======== EXTRACTED DATA

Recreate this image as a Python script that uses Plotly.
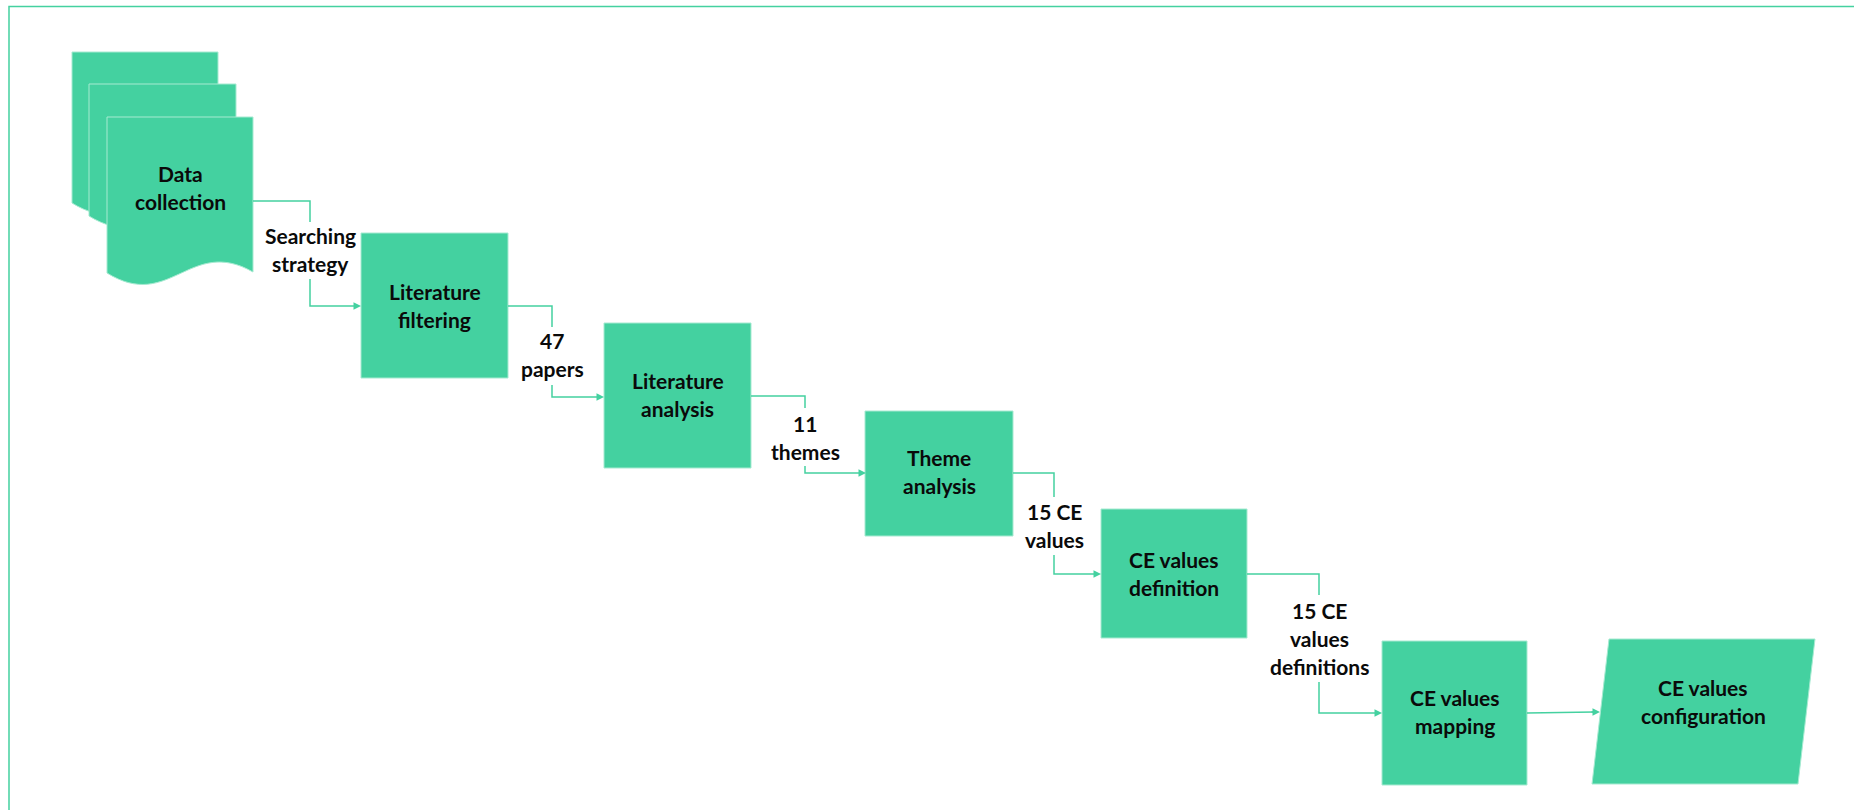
import plotly.graph_objects as go

# ---- content ----
node_labels = [
    ["Data", "collection"],
    ["Literature", "filtering"],
    ["Literature", "analysis"],
    ["Theme", "analysis"],
    ["CE values", "definition"],
    ["CE values", "mapping"],
    ["CE values", "configuration"],
]
edge_labels = [
    ["Searching", "strategy"],
    ["47", "papers"],
    ["11", "themes"],
    ["15 CE", "values"],
    ["15 CE", "values", "definitions"],
]

# ---- layout (pixel space) ----
W, H = 1854, 810
GREEN = "#44D1A0"
EDGE = "#A6EAD1"
FONT = "Lato"
FS = 21
LS = 28
DY = -2

# boxes: x0, x1, y0, y1
boxes = [
    (361, 508, 233, 378),
    (604, 751, 323, 468),
    (865, 1013, 411, 536),
    (1101, 1247, 509, 638),
    (1382, 1527, 641, 785),
]
# documents: left, right, top, bottom-left y
docs = [(72, 218, 52, 203), (89, 236, 84, 216), (107, 253, 117, 273)]
para = [(1609, 639), (1815, 639), (1798, 784), (1592, 784)]

node_pos = [(180, 175), (434.5, 293), (677.5, 382), (939, 459), (1174, 561), (1454.5, 699), (1703, 689)]
edge_pos = [(310, 237), (552, 342), (805, 425), (1054, 513), (1319, 612)]

# connectors: (start, corner x, gap top, gap bottom, end y, end x)
connectors = [
    ((253, 201), 310, 222, 279, 306, 361),
    ((508, 306), 552, 327, 385, 397, 604),
    ((751, 396), 805, 408, 466, 473, 866),
    ((1013, 473), 1054, 497, 555, 574, 1101),
    ((1247, 574), 1319, 595, 682, 713, 1382),
]

fig = go.Figure()
shapes = []
annotations = []

# frame
shapes.append(dict(type="path", path=f"M9,{H+5} L9,6.5 L{W+5},6.5",
                   line=dict(color=GREEN, width=1.5), layer="below"))

# documents (stack)
for (l, r, t, b) in docs:
    rb = b - 1
    w = r - l
    p = (f"M{l},{t} L{r},{t} L{r},{rb} "
         f"C{l + w*0.57},{rb-36} {l + w*0.43},{b+39} {l},{b} Z")
    shapes.append(dict(type="path", path=p, fillcolor=GREEN,
                       line=dict(color=EDGE, width=1)))

# process boxes
for (x0, x1, y0, y1) in boxes:
    shapes.append(dict(type="rect", x0=x0, x1=x1, y0=y0, y1=y1, fillcolor=GREEN,
                       line=dict(color=EDGE, width=1)))

# parallelogram
pp = "M" + " L".join(f"{x},{y}" for x, y in para) + " Z"
shapes.append(dict(type="path", path=pp, fillcolor=GREEN, line=dict(color=EDGE, width=1)))

# connectors
for (sx, sy), cx, g0, g1, ey, ex in connectors:
    shapes.append(dict(type="path", path=f"M{sx},{sy} L{cx},{sy} L{cx},{g0}",
                       line=dict(color=GREEN, width=1.5)))
    shapes.append(dict(type="path", path=f"M{cx},{g1} L{cx},{ey} L{ex-6},{ey}",
                       line=dict(color=GREEN, width=1.5)))
    annotations.append(dict(x=ex, y=ey, ax=ex - 8, ay=ey, xref="x", yref="y",
                            axref="x", ayref="y", showarrow=True, arrowhead=2,
                            arrowsize=1, arrowwidth=1.5, arrowcolor=GREEN, text=""))
# last connector
shapes.append(dict(type="path", path="M1527,713 L1594,712", line=dict(color=GREEN, width=1.5)))
annotations.append(dict(x=1600, y=712, ax=1590, ay=712, xref="x", yref="y",
                        axref="x", ayref="y", showarrow=True, arrowhead=2,
                        arrowsize=1, arrowwidth=1.5, arrowcolor=GREEN, text=""))

# text
def add_lines(lines, x, y):
    for i, s in enumerate(lines):
        annotations.append(dict(x=x, y=y + DY + i * LS, xref="x", yref="y", text=f"<b>{s}</b>",
                                showarrow=False, xanchor="center", yanchor="middle",
                                font=dict(family=FONT, size=FS, color="#0a0a0a")))

for lines, (x, y) in zip(node_labels, node_pos):
    add_lines(lines, x, y)
for lines, (x, y) in zip(edge_labels, edge_pos):
    add_lines(lines, x, y)

fig.update_layout(
    width=W, height=H, margin=dict(l=0, r=0, t=0, b=0),
    paper_bgcolor="white", plot_bgcolor="white",
    xaxis=dict(range=[0, W], visible=False, fixedrange=True),
    yaxis=dict(range=[H, 0], visible=False, fixedrange=True),
    shapes=shapes, annotations=annotations, showlegend=False,
)
fig.write_html("out.html", config={"displayModeBar": False},
               post_script="document.body.style.margin='0';document.body.style.overflow='hidden';")
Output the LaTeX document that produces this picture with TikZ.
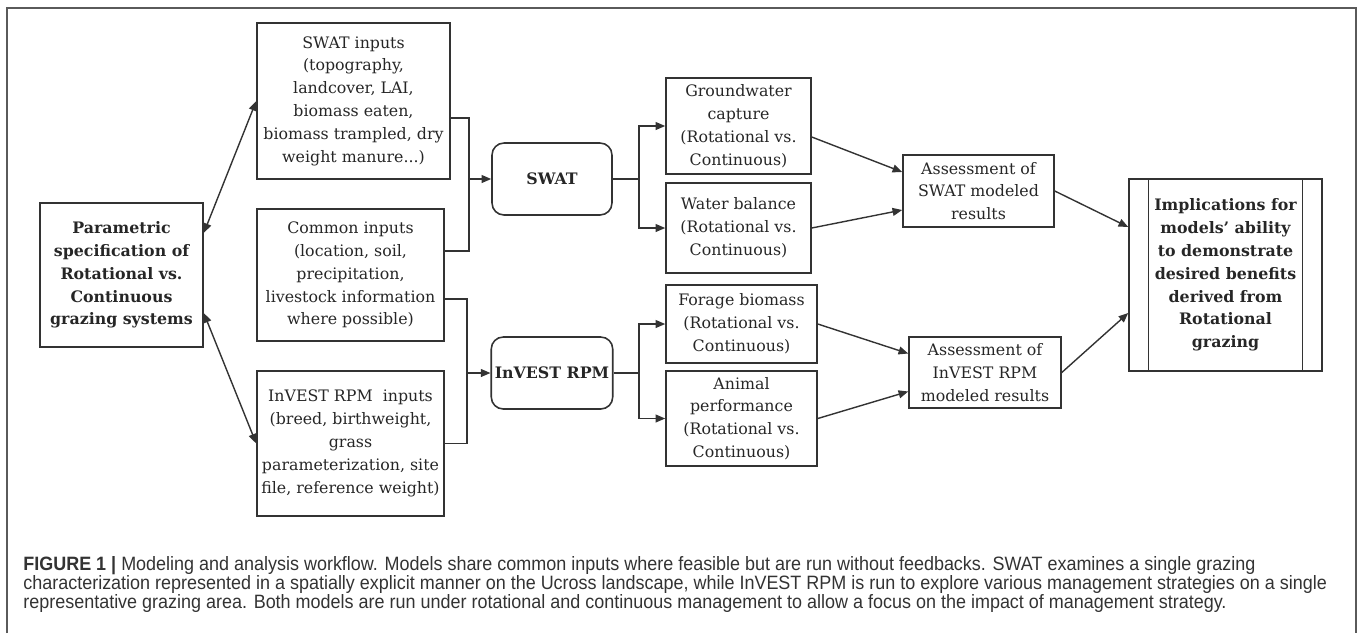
\documentclass[tikz,border=0pt]{standalone}
\usepackage{fontspec}
\setmainfont{DejaVu Serif}
\newfontfamily\capfont[FakeStretch=0.93]{Liberation Sans}
\usetikzlibrary{positioning,arrows.meta,calc}
\definecolor{LineGray}{HTML}{333333}
\definecolor{FrameGray}{HTML}{5A5A5A}
\definecolor{CapGray}{HTML}{333333}

\begin{document}
\begin{tikzpicture}[
  x=0.02cm, y=-0.02cm,
  font=\fontsize{9}{13}\selectfont,
  box/.style={draw=LineGray,line width=0.9pt,align=center,inner sep=2pt,
              text=black!85},
  model/.style={box,rounded corners=0.24cm,font=\fontsize{9}{13}\selectfont\bfseries},
  ln/.style={draw=LineGray,line width=0.8pt},
  ar/.style={ln,-{Triangle[length=5.5pt,width=4.5pt]}},
  arr/.style={ln,{Triangle[length=5.5pt,width=4.5pt]}-{Triangle[length=5.5pt,width=4.5pt]}},
]
\useasboundingbox (0,0) rectangle (1357,633);
\draw[FrameGray,line width=0.8pt] (7,633) -- (7,8) -- (1356,8) -- (1356,633);

\node[box,minimum width=3.26cm,minimum height=2.88cm,font=\fontsize{9}{13}\selectfont\bfseries] (par) at (121.5,275)
  {Parametric\\specification of\\Rotational vs.\\Continuous\\grazing systems};
\node[box,minimum width=3.86cm,minimum height=3.12cm] (swin) at (353.5,101)
  {SWAT inputs\\(topography,\\landcover, LAI,\\biomass eaten,\\biomass trampled, dry\\weight manure...)};
\node[box,minimum width=3.74cm,minimum height=2.64cm] (comin) at (350.5,275)
  {Common inputs\\(location, soil,\\precipitation,\\livestock information\\where possible)};
\node[box,minimum width=3.74cm,minimum height=2.90cm] (rpmin) at (350.5,443.5)
  {InVEST RPM\ \ inputs\\(breed, birthweight,\\grass\\parameterization, site\\file, reference weight)};

\node[model,minimum width=2.40cm,minimum height=1.44cm] (swat) at (552,179) {SWAT};
\node[model,minimum width=2.40cm,minimum height=1.44cm] (rpm) at (552,373) {InVEST RPM};

\node[box,minimum width=2.90cm,minimum height=1.92cm] (gw) at (738.5,126)
  {Groundwater\\capture\\(Rotational vs.\\Continuous)};
\node[box,minimum width=2.90cm,minimum height=1.80cm] (wb) at (738.5,228)
  {Water balance\\(Rotational vs.\\Continuous)};
\node[box,minimum width=3.02cm,minimum height=1.56cm] (fb) at (741.5,324)
  {Forage biomass\\(Rotational vs.\\Continuous)};
\node[box,minimum width=3.02cm,minimum height=1.90cm] (ap) at (741.5,418.5)
  {Animal\\performance\\(Rotational vs.\\Continuous)};

\node[box,minimum width=3.02cm,minimum height=1.44cm] (asw) at (978.5,191)
  {Assessment of\\SWAT modeled\\results};
\node[box,minimum width=3.04cm,minimum height=1.42cm] (arp) at (985,372.5)
  {Assessment of\\InVEST RPM\\modeled results};

\node[box,minimum width=3.86cm,minimum height=3.84cm,font=\fontsize{9}{13}\selectfont\bfseries] (imp) at (1225.5,275)
  {Implications for\\models' ability\\to demonstrate\\desired benefits\\derived from\\Rotational\\grazing};
\draw[ln] ($(imp.north west)+(20,0)$) -- ($(imp.south west)+(20,0)$);
\draw[ln] ($(imp.north east)+(-20,0)$) -- ($(imp.south east)+(-20,0)$);

\coordinate (swbus) at (469,179);
\coordinate (rpmbus) at (467,373);
\coordinate (swsplit) at (639,179);
\coordinate (rpmsplit) at (639,373);

\draw[arr] ($(par.east)+(0,-42)$) -- (swin.west);
\draw[arr] ($(par.east)+(0,38)$) -- (rpmin.west);

\draw[ln] ($(swin.east)+(0,17)$) -| (swbus) |- ($(comin.east)+(0,-24)$);
\draw[ar] (swbus) -- (swat);
\draw[ln] ($(comin.east)+(0,24)$) -| (rpmbus) |- (rpmin.east);
\draw[ar] (rpmbus) -- (rpm);

\draw[ln] (swat) -- (swsplit);
\draw[ar] (swsplit) |- (gw.west);
\draw[ar] (swsplit) |- (wb.west);
\draw[ln] (rpm) -- (rpmsplit);
\draw[ar] (rpmsplit) |- (fb.west);
\draw[ar] (rpmsplit) |- (ap.west);

\draw[ar] ($(gw.east)+(0,11)$) -- ($(asw.west)+(0,-19)$);
\draw[ar] (wb.east) -- ($(asw.west)+(0,19)$);
\draw[ar] (fb.east) -- ($(arp.west)+(0,-19)$);
\draw[ar] (ap.east) -- ($(arp.west)+(0,19)$);
\draw[ar] (asw.east) -- ($(imp.west)+(0,-48)$);
\draw[ar] (arp.east) -- ($(imp.west)+(0,38)$);

\node[anchor=north west,align=left,inner sep=0pt,text=CapGray,
      font=\capfont\fontsize{11}{10.8}\selectfont] (cap) at (23,556)
  {\textbf{FIGURE 1 |} Modeling and analysis workflow. Models share common inputs where feasible but are run without feedbacks. SWAT examines a single grazing\\
   characterization represented in a spatially explicit manner on the Ucross landscape, while InVEST RPM is run to explore various management strategies on a single\\
   representative grazing area. Both models are run under rotational and continuous management to allow a focus on the impact of management strategy.};
\end{tikzpicture}
\end{document}
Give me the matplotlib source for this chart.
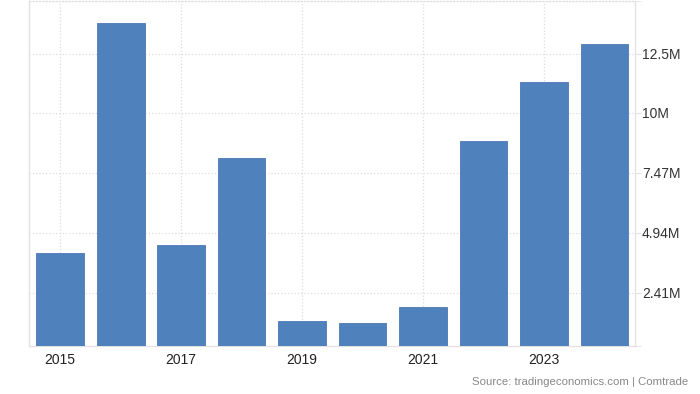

================

### INSTRUCTIONS FOR THE TASK
Quote, please, every line of the material above from its start through the line that has "import plotly.graph_objects as go", reproducing the words exactly and dropping any images.

### TASK OUTPUT
Recreate this image as a Python script that uses Plotly.
import plotly.graph_objects as go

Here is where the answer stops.